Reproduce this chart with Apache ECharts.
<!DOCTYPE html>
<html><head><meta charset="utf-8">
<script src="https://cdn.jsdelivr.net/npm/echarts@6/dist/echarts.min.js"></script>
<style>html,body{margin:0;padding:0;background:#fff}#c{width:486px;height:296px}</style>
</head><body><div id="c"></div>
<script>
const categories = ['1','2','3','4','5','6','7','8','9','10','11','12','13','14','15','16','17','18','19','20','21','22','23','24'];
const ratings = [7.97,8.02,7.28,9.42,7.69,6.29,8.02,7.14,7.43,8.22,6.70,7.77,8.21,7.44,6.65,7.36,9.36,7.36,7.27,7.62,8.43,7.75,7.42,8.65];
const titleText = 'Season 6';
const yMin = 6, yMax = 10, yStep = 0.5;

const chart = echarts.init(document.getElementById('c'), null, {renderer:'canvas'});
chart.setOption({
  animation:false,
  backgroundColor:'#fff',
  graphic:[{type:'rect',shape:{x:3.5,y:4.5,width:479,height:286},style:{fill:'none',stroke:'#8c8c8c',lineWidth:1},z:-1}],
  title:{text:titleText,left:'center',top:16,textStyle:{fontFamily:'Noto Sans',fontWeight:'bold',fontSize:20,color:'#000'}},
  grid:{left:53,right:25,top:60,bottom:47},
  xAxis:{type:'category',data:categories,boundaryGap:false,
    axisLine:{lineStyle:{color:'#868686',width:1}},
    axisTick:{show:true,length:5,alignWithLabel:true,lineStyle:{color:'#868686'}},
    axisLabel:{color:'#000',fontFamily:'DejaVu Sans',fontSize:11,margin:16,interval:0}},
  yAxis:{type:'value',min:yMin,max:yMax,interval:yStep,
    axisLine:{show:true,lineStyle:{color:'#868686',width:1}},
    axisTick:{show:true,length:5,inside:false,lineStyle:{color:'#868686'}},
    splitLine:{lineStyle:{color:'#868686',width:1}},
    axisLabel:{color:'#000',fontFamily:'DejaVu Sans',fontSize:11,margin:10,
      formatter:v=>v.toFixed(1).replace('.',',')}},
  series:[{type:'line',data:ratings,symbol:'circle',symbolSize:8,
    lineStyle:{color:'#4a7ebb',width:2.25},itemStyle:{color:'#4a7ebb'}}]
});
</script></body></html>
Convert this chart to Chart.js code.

**Exercise:**
Please copy only these lines, exactly: the first line of the records through the line containing "const yMin = 6, yMax = 10, yStep = 0.5;", ends included.

**Response:**
Reproduce this chart with Apache ECharts.
<!DOCTYPE html>
<html><head><meta charset="utf-8">
<script src="https://cdn.jsdelivr.net/npm/echarts@6/dist/echarts.min.js"></script>
<style>html,body{margin:0;padding:0;background:#fff}#c{width:486px;height:296px}</style>
</head><body><div id="c"></div>
<script>
const categories = ['1','2','3','4','5','6','7','8','9','10','11','12','13','14','15','16','17','18','19','20','21','22','23','24'];
const ratings = [7.97,8.02,7.28,9.42,7.69,6.29,8.02,7.14,7.43,8.22,6.70,7.77,8.21,7.44,6.65,7.36,9.36,7.36,7.27,7.62,8.43,7.75,7.42,8.65];
const titleText = 'Season 6';
const yMin = 6, yMax = 10, yStep = 0.5;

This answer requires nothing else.